Le livre polémique de l'ex-candidat de la gauche radicale à la présidentielle sort aujourd'hui. Le tribun du Front de gauche veut « désintoxiquer » ses lecteurs « face à la fascination du soi-disant modèle allemand ». De quoi décoiffer Angela Merkel.

« Le poison allemand » en sous-titre de votre dernier livre, où l'on peut lire dès le préambule que « l'Allemagne est un danger » et qu'elle impose « un recul pour la civilisation ». Vous n'y allez pas de main morte !

Mon livre n'est pas un ouvrage savant, c'est un pamphlet, forcément polémique. Mais n'y voyez pas de germanophobie. Mon but est de désintoxiquer les lecteurs de la fascination pour le soi-disant modèle allemand. Bonjour le « modèle » ! C'est une imposture, un paradis qui n'existe pas, avec une population en butte à la violence sociale et à la paupérisation. Le fantasme du « modèle allemand », c'est l'opium des riches !

Ne craignez-vous pas d'opposer une nouvelle fois Français et Allemands ? Dans le passé, cette opposition a coûté cher aux deux peuples !

Ce ne sont pas les peuples qui ont décidé la guerre mais les dirigeants ! Ensuite les responsabilités ne sont pas les mêmes. L'Allemagne nous a envahis trois fois ! Voyez de nouveau son arrogance ! Par exemple quand son ministre des Finances prétend que la France « serait contente qu'on force son Parlement » pour réformer le pays. Quelle outrecuidance ! L'Allemagne veut imposer sa vision à toute l'Europe. Certes, elle ne le fait plus, comme sous Bismarck ou Hitler, avec une volonté de puissance. Elle le fait par dogmatisme idéologique. Le résultat est là : Berlin a réalisé l'annexion économique de toute la zone qui l'entoure et tout particulièrement des anciens pays du bloc soviétique.
L'expansion vers l'est, vieux rêve allemand, est aujourd'hui réalité.

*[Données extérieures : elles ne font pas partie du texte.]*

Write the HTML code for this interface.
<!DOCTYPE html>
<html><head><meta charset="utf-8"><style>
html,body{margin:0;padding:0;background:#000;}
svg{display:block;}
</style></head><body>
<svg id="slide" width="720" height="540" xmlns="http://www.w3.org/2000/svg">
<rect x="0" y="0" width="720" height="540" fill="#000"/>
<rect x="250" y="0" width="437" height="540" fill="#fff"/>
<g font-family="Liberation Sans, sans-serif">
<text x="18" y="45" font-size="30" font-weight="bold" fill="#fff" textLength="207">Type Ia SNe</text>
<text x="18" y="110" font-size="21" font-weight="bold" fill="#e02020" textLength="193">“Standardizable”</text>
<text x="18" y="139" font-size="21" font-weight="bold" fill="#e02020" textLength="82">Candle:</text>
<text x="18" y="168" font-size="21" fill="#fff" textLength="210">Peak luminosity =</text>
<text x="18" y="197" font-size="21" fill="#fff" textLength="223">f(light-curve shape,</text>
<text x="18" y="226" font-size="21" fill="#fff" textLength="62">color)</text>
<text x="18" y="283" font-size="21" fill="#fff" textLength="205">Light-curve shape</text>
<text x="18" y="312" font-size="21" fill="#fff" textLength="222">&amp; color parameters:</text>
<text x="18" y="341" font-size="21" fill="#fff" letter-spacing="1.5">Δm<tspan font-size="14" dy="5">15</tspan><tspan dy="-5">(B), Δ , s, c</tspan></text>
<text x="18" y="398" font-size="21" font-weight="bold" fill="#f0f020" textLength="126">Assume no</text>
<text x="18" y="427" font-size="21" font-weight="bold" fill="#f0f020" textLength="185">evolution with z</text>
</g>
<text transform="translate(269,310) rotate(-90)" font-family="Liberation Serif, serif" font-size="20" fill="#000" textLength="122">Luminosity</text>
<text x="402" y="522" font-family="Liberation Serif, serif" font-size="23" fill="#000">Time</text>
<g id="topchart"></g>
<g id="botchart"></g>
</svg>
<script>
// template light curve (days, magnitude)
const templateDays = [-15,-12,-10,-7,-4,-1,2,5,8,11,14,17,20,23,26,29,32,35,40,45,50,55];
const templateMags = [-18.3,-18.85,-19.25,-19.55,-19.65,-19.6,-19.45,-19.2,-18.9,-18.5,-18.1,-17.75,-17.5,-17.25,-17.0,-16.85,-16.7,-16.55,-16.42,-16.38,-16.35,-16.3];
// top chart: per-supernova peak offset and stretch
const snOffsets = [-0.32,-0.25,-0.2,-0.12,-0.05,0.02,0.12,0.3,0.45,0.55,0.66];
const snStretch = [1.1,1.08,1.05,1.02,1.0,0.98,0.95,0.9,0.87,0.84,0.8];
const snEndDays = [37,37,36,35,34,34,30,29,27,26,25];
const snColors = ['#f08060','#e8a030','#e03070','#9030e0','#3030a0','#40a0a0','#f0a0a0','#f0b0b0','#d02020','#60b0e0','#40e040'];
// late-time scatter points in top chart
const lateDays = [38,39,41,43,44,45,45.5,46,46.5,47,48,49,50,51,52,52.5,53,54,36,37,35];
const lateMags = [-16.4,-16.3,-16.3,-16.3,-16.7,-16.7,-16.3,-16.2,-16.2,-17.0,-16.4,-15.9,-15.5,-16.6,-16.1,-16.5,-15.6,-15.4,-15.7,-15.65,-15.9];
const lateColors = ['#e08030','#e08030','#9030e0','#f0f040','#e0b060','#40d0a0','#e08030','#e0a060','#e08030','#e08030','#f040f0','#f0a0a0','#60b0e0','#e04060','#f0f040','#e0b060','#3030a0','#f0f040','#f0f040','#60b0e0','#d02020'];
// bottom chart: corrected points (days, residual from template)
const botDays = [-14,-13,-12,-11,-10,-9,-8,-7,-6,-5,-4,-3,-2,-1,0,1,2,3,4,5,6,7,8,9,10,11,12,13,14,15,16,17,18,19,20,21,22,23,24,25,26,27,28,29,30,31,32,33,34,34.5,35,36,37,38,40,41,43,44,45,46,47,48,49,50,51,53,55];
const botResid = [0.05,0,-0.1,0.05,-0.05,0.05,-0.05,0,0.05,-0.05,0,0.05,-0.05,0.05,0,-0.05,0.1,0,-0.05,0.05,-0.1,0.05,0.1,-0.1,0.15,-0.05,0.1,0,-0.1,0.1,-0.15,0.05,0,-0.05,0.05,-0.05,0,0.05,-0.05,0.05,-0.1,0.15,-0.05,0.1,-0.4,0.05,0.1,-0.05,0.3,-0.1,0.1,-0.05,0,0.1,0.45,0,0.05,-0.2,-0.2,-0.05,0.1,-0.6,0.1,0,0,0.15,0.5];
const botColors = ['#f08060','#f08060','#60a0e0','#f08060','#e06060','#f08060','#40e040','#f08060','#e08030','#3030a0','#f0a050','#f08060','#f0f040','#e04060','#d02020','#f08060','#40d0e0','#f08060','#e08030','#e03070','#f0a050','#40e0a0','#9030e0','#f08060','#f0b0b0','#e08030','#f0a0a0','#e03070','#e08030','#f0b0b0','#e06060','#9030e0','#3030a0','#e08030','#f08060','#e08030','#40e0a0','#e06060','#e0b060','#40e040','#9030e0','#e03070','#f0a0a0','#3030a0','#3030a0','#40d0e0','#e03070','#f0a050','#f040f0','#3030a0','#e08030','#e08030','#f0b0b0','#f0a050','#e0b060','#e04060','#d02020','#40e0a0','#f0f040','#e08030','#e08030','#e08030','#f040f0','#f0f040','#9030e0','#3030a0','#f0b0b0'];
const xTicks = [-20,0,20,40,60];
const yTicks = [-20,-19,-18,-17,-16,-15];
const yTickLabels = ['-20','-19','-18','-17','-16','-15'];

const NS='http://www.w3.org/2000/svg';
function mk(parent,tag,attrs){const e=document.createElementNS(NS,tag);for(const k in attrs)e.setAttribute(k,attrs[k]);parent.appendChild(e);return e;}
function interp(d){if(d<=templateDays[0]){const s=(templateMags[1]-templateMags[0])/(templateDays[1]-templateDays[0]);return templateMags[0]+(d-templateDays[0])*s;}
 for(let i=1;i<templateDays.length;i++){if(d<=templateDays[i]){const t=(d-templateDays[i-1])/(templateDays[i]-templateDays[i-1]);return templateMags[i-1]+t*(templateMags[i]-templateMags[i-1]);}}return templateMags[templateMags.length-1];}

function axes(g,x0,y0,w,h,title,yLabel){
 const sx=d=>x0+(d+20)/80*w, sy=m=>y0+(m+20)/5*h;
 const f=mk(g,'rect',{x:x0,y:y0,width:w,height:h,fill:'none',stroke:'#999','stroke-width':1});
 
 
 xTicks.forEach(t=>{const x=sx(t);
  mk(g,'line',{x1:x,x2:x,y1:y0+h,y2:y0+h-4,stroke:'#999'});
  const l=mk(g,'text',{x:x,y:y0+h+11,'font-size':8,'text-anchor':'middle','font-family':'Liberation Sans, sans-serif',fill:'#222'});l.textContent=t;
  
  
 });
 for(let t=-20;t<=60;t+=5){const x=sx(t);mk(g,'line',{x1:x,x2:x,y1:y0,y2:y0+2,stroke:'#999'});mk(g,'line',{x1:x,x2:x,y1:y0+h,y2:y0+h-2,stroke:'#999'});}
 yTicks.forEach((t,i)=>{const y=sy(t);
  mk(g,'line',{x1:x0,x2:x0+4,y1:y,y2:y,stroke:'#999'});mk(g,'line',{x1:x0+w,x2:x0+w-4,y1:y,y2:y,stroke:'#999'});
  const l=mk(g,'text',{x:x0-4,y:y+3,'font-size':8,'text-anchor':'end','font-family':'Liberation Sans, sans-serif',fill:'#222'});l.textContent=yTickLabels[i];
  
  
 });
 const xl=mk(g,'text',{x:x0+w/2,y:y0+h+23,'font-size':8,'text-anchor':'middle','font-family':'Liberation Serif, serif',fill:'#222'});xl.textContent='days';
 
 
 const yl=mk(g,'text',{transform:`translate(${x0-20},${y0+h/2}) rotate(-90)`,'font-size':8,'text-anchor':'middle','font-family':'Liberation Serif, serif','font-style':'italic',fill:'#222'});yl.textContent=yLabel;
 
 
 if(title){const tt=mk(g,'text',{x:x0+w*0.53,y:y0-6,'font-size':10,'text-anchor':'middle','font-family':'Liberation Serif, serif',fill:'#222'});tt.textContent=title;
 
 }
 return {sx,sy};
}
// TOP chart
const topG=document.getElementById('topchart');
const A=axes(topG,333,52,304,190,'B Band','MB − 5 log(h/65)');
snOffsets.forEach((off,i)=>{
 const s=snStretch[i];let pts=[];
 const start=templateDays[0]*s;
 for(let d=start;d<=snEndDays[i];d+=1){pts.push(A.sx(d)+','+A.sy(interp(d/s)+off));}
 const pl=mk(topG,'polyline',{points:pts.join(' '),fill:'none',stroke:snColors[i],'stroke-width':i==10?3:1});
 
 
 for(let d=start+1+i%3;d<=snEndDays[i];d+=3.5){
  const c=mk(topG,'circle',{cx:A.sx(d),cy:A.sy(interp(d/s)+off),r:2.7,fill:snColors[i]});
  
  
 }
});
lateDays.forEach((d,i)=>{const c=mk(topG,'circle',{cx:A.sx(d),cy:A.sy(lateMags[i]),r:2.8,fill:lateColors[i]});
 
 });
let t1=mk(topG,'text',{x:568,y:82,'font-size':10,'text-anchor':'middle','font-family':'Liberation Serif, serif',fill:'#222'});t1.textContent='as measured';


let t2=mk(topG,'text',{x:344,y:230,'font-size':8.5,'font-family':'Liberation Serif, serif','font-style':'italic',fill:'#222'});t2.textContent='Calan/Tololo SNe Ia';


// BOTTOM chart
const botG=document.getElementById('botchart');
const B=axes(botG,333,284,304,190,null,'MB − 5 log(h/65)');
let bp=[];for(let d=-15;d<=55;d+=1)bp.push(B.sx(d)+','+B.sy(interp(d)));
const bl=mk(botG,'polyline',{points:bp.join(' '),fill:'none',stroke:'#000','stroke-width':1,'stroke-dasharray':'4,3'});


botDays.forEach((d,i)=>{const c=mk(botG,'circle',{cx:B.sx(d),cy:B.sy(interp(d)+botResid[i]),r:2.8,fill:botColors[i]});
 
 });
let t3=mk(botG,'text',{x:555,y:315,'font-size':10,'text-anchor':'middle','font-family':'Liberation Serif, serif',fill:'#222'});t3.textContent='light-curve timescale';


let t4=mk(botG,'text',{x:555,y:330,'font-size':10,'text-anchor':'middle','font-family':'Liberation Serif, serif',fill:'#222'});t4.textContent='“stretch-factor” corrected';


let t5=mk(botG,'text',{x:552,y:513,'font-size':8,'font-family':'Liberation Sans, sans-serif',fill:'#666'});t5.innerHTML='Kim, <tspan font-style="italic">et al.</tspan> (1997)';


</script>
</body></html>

Vous utilisez le terme « ordolibéralisme » pour qualifier la politique économique allemande.

L'ordolibéralisme, c'est un dogme. Pour Berlin, l'économie a ses propres lois, dans lesquelles la politique n'a pas à intervenir. C'est-à-dire que les peuples et leurs élus n'ont rien à dire. Les dirigeants allemands ont ainsi imposé la dérégulation financière, coupant notamment les liens étroits qui existaient entre leurs PME et le système bancaire. CDU et SPD sont sur la même ligne : c'est Schröder qui a mis en place cette réforme qui entraîne dumping social et surexploitation. Berlin veut l'étendre à présent à toute l'Europe !

Vous dites avoir décidé d'écrire votre livre « après avoir vu de quelle manière odieuse la nomenclature allemande a traité le gouvernement grec d'Alexis Tsipras ».

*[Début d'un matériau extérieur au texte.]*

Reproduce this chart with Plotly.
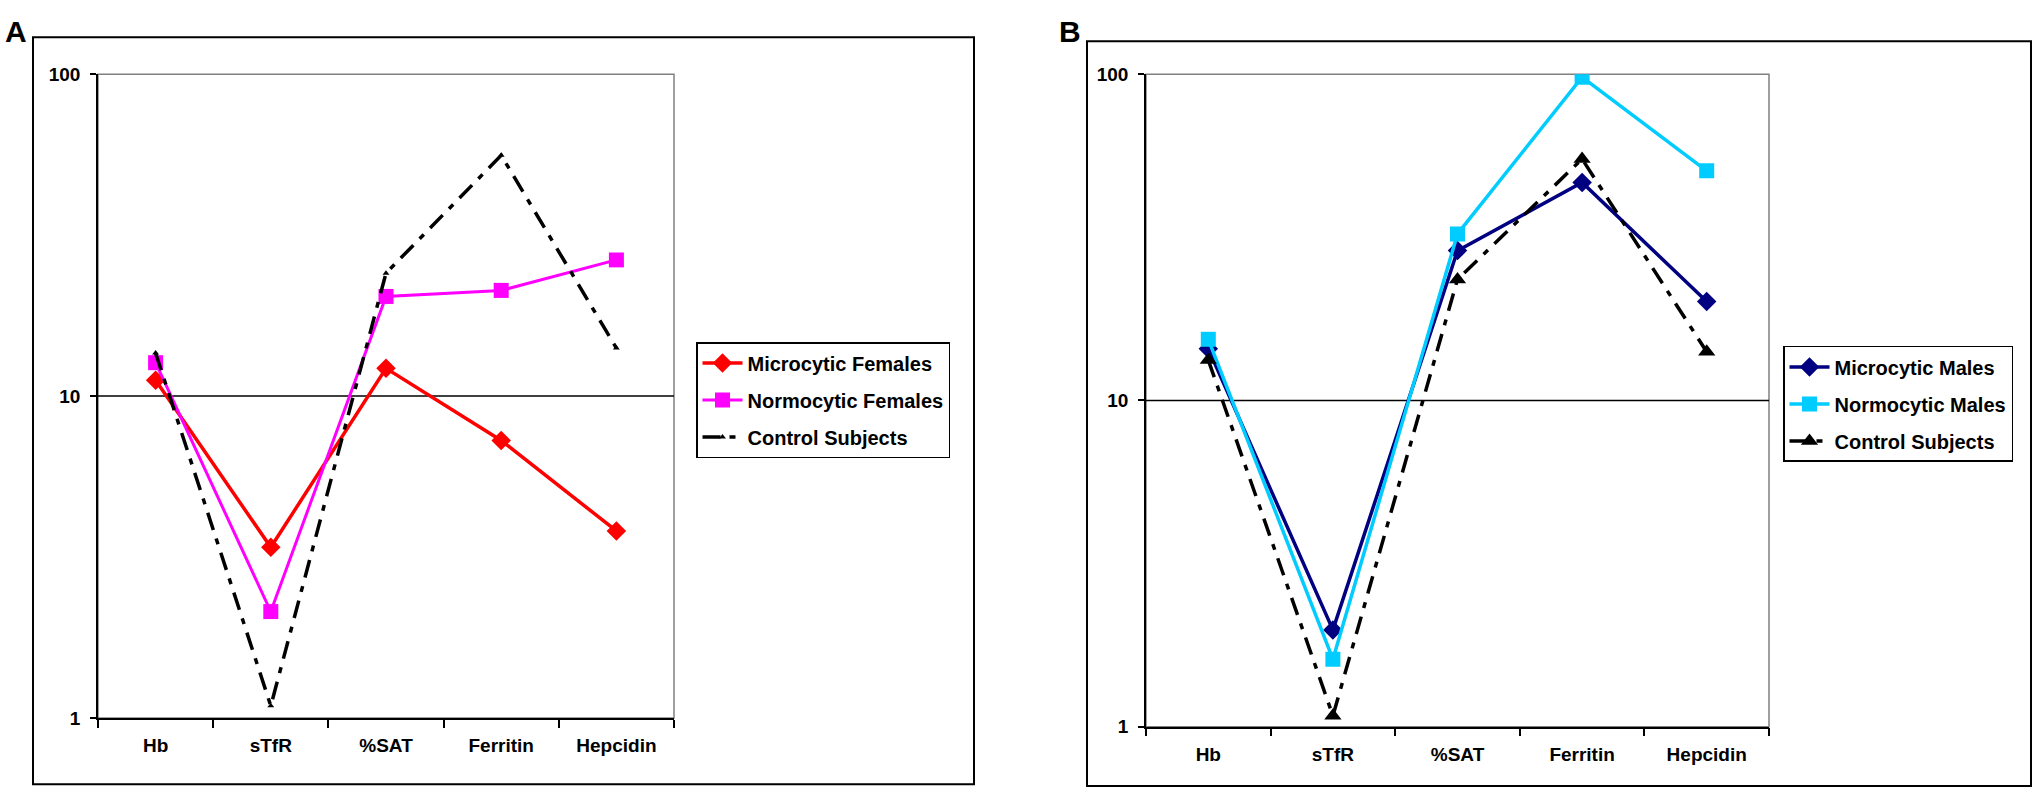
import plotly.graph_objects as go

W, H = 2033, 800

categorias = ["Hb", "sTfR", "%SAT", "Ferritin", "Hepcidin"]

# painel A - mulheres
micro_fem = [11.2, 3.39, 12.2, 7.28, 3.81]
normo_fem = [12.7, 2.14, 20.4, 21.3, 26.5]
controle_a = [13.6, 1.09, 24.1, 56.0, 14.1]

# painel B - homens
micro_masc = [14.4, 1.98, 28.8, 46.6, 20.1]
normo_masc = [15.4, 1.61, 32.4, 98.0, 50.6]
controle_b = [13.3, 1.08, 23.5, 55.0, 14.1]

y_ticks = [1, 10, 100]


def px_x(v):
    return v / W


def px_y(v):
    return 1 - v / H


FONTE = "Liberation Sans, Arial, sans-serif"
TRACO = "18px,9px,6px,9px"

fig = go.Figure()

# Painel A
fig.add_trace(go.Scatter(x=categorias, y=micro_fem, name="Microcytic Females", mode="lines+markers",
                         line=dict(color="#FF0000", width=3.5),
                         marker=dict(symbol="diamond", size=15, color="#FF0000"),
                         xaxis="x", yaxis="y", legend="legend", legendgroup="a1"))
fig.add_trace(go.Scatter(x=categorias, y=normo_fem, name="Normocytic Females", mode="lines+markers",
                         line=dict(color="#FF00FF", width=3),
                         marker=dict(symbol="square", size=15, color="#FF00FF"),
                         xaxis="x", yaxis="y", legend="legend", legendgroup="a2"))
fig.add_trace(go.Scatter(x=categorias, y=controle_a, name="Control Subjects", mode="lines+markers",
                         line=dict(color="black", width=3.5, dash=TRACO),
                         marker=dict(symbol="triangle-up", size=6, color="black"),
                         xaxis="x", yaxis="y", legend="legend", legendgroup="a3"))

# Painel B
fig.add_trace(go.Scatter(x=categorias, y=micro_masc, name="Microcytic Males", mode="lines+markers",
                         line=dict(color="#000080", width=3.5),
                         marker=dict(symbol="diamond", size=15, color="#000080"),
                         xaxis="x2", yaxis="y2", legend="legend2", legendgroup="b1"))
fig.add_trace(go.Scatter(x=categorias, y=normo_masc, name="Normocytic Males", mode="lines+markers",
                         line=dict(color="#00CCFF", width=3.5),
                         marker=dict(symbol="square", size=15, color="#00CCFF"),
                         xaxis="x2", yaxis="y2", legend="legend2", legendgroup="b2"))
fig.add_trace(go.Scatter(x=categorias, y=controle_b, name="Control Subjects", mode="lines+markers",
                         line=dict(color="black", width=3.5, dash=TRACO),
                         marker=dict(symbol="triangle-up", size=15, color="black"),
                         xaxis="x2", yaxis="y2", legend="legend2", legendgroup="b3"))

eixo_x = dict(type="category", range=[-0.5, 4.5], showline=True, linecolor="black", linewidth=1.5,
              ticks="outside", tickson="boundaries", ticklen=8, tickcolor="black", tickwidth=1.5,
              showgrid=False, zeroline=False, ticklabelstandoff=10,
              tickfont=dict(family=FONTE, size=19, color="black", weight="bold"))
eixo_y = dict(type="log", range=[0, 2], tickvals=y_ticks, ticktext=[str(v) for v in y_ticks],
              showline=True, linecolor="black", linewidth=1.5, ticks="outside", ticklen=6,
              tickcolor="black", tickwidth=1.5, showgrid=False, zeroline=False, ticklabelstandoff=6,
              tickfont=dict(family=FONTE, size=19, color="black", weight="bold"))

fonte_legenda = dict(family=FONTE, size=20, color="black", weight="bold")

fig.update_layout(
    width=W, height=H,
    margin=dict(l=0, r=0, t=0, b=0),
    paper_bgcolor="white", plot_bgcolor="white",
    xaxis=dict(eixo_x, domain=[px_x(98), px_x(674)], anchor="y"),
    yaxis=dict(eixo_y, domain=[px_y(727), px_y(66)], anchor="x"),
    xaxis2=dict(eixo_x, domain=[px_x(1146), px_x(1769)], anchor="y2"),
    yaxis2=dict(eixo_y, domain=[px_y(736), px_y(66)], anchor="x2"),
    legend=dict(x=px_x(696), y=px_y(341), xanchor="left", yanchor="top",
                bordercolor="black", borderwidth=1.5, font=fonte_legenda,
                tracegroupgap=8, itemwidth=40),
    legend2=dict(x=px_x(1783), y=px_y(345), xanchor="left", yanchor="top",
                 bordercolor="black", borderwidth=1.5, font=fonte_legenda,
                 tracegroupgap=8, itemwidth=40),
    showlegend=True,
)

# bordas cinzas das areas de plotagem e linha de grade em 10
for xr, yr in [("x", "y"), ("x2", "y2")]:
    fig.add_shape(type="rect", xref=f"{xr} domain", yref=f"{yr} domain", x0=0, x1=1, y0=0, y1=1,
                  line=dict(color="#808080", width=1.5), layer="below")
    fig.add_shape(type="line", xref=f"{xr} domain", yref=yr, x0=0, x1=1, y0=10, y1=10,
                  line=dict(color="black", width=1.5), layer="below")

# caixas externas dos paineis
fig.add_shape(type="rect", xref="paper", yref="paper",
              x0=px_x(33), x1=px_x(974), y0=px_y(795), y1=px_y(28),
              line=dict(color="black", width=2))
fig.add_shape(type="rect", xref="paper", yref="paper",
              x0=px_x(1087), x1=px_x(2031), y0=px_y(797), y1=px_y(32),
              line=dict(color="black", width=2))

for letra, xc in [("A", 16), ("B", 1070)]:
    fig.add_annotation(text=letra, x=px_x(xc), y=px_y(22), xref="paper", yref="paper",
                       showarrow=False, xanchor="center", yanchor="middle",
                       font=dict(family=FONTE, size=30, color="black", weight="bold"))

fig.write_html("out.html", config={"displayModeBar": False},
               post_script="document.body.style.margin='0';")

Tsipras parle au nom de son peuple. Le mépris de Merkel pour la souveraineté de la Grèce est intolérable. La zone euro peut exploser ! Ou bien les Allemands comprennent qu'ils ne peuvent pas continuer à imposer leur loi aux autres, ou bien c'est l'Europe tout entière qui va dans le mur du chômage, des menaces de guerre comme en Ukraine et de la violence sociale. Il faut soutenir Tsipras face à l'arrogance de Berlin. Je préfère protester à la frontière grecque qu'à la frontière française. Car la cible finale, c'est la France ! L'Allemagne ne veut pas d'interlocuteur capable de remettre en cause sa vision, qui est celle d'un pays vieillissant qui a pour priorité de maintenir le niveau de vie de ses rentiers. Avec la Grèce, elle veut faire un exemple. Ne nous laissons pas faire ! Le pire serait de se coucher devant le nouveau Diktat allemand.